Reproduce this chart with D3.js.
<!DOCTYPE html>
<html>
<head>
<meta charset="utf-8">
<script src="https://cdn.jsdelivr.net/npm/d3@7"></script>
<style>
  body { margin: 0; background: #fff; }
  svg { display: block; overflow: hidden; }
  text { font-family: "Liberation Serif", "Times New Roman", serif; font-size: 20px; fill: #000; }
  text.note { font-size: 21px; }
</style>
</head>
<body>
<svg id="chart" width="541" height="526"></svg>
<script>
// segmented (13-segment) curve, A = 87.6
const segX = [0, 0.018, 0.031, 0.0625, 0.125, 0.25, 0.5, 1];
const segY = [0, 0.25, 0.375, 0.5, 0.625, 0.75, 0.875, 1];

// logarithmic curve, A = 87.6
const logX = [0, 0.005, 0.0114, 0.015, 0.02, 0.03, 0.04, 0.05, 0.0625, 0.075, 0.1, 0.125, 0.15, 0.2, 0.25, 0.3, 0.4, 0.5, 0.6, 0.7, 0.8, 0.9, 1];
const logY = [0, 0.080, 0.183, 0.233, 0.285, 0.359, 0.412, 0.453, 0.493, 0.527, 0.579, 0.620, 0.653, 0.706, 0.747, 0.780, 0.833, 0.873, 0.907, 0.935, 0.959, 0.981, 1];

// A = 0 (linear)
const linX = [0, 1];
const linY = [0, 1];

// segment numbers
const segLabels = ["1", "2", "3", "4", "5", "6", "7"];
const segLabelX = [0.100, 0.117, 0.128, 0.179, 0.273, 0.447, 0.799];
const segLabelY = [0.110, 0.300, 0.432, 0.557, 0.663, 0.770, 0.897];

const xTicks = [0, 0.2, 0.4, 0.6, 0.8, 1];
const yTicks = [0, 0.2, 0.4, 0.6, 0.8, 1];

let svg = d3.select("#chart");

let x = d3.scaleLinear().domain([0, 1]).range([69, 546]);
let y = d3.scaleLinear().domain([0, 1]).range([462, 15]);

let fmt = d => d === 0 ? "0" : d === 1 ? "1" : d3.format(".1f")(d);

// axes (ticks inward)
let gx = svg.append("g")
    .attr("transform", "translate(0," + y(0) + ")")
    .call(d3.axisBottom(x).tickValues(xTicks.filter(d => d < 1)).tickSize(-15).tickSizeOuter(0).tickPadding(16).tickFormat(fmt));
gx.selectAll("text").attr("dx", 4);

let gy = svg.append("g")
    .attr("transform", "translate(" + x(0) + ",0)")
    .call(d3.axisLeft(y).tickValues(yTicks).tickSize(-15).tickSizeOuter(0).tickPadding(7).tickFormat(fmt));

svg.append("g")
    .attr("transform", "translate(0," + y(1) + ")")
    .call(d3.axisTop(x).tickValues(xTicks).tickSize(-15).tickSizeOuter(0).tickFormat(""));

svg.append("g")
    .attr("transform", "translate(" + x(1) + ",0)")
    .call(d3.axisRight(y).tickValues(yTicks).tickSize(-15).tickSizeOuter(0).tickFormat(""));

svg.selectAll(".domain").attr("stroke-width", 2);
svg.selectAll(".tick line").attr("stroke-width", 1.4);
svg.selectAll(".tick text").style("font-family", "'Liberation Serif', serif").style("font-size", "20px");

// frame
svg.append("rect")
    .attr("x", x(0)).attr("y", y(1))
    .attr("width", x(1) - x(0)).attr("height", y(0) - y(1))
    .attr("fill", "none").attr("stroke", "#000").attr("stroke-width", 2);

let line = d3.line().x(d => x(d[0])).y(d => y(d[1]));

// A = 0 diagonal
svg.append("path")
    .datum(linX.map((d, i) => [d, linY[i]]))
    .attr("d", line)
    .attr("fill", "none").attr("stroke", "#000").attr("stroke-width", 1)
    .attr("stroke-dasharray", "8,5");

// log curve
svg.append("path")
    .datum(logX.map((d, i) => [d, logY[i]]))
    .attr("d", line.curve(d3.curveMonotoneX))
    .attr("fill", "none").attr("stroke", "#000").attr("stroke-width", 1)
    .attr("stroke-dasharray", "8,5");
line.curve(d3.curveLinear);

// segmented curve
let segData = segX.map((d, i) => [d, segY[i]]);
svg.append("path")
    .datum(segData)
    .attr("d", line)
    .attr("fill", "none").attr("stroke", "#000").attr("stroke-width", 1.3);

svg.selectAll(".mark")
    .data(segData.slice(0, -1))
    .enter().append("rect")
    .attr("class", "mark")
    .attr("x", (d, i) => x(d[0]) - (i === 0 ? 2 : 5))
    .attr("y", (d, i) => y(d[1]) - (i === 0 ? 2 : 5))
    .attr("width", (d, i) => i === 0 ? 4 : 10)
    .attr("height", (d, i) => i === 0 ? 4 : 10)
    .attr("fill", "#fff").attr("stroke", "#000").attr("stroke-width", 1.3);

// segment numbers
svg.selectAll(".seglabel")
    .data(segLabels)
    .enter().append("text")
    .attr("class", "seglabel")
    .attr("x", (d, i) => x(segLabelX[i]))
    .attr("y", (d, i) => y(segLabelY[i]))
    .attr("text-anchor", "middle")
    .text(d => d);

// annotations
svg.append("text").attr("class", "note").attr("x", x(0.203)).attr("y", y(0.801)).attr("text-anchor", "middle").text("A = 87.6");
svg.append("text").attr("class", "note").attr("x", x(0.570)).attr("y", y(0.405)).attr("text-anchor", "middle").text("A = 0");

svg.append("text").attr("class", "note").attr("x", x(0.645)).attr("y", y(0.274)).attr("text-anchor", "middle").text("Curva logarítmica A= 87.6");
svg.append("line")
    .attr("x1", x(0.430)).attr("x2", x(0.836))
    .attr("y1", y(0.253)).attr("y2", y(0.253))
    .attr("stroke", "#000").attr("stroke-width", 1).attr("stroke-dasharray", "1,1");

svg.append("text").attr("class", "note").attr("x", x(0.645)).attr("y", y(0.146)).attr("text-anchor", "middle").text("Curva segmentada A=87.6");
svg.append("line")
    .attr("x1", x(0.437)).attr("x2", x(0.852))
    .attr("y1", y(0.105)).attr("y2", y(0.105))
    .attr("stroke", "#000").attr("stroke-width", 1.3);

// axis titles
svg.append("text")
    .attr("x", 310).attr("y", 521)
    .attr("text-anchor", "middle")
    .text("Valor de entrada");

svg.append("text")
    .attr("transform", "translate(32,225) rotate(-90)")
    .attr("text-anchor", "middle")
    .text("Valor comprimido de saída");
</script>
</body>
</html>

**CHALLENGE:** Report how many lines of the data hold the string "chart"; give only the number.

**REPLY TO THE EXERCISE:** 3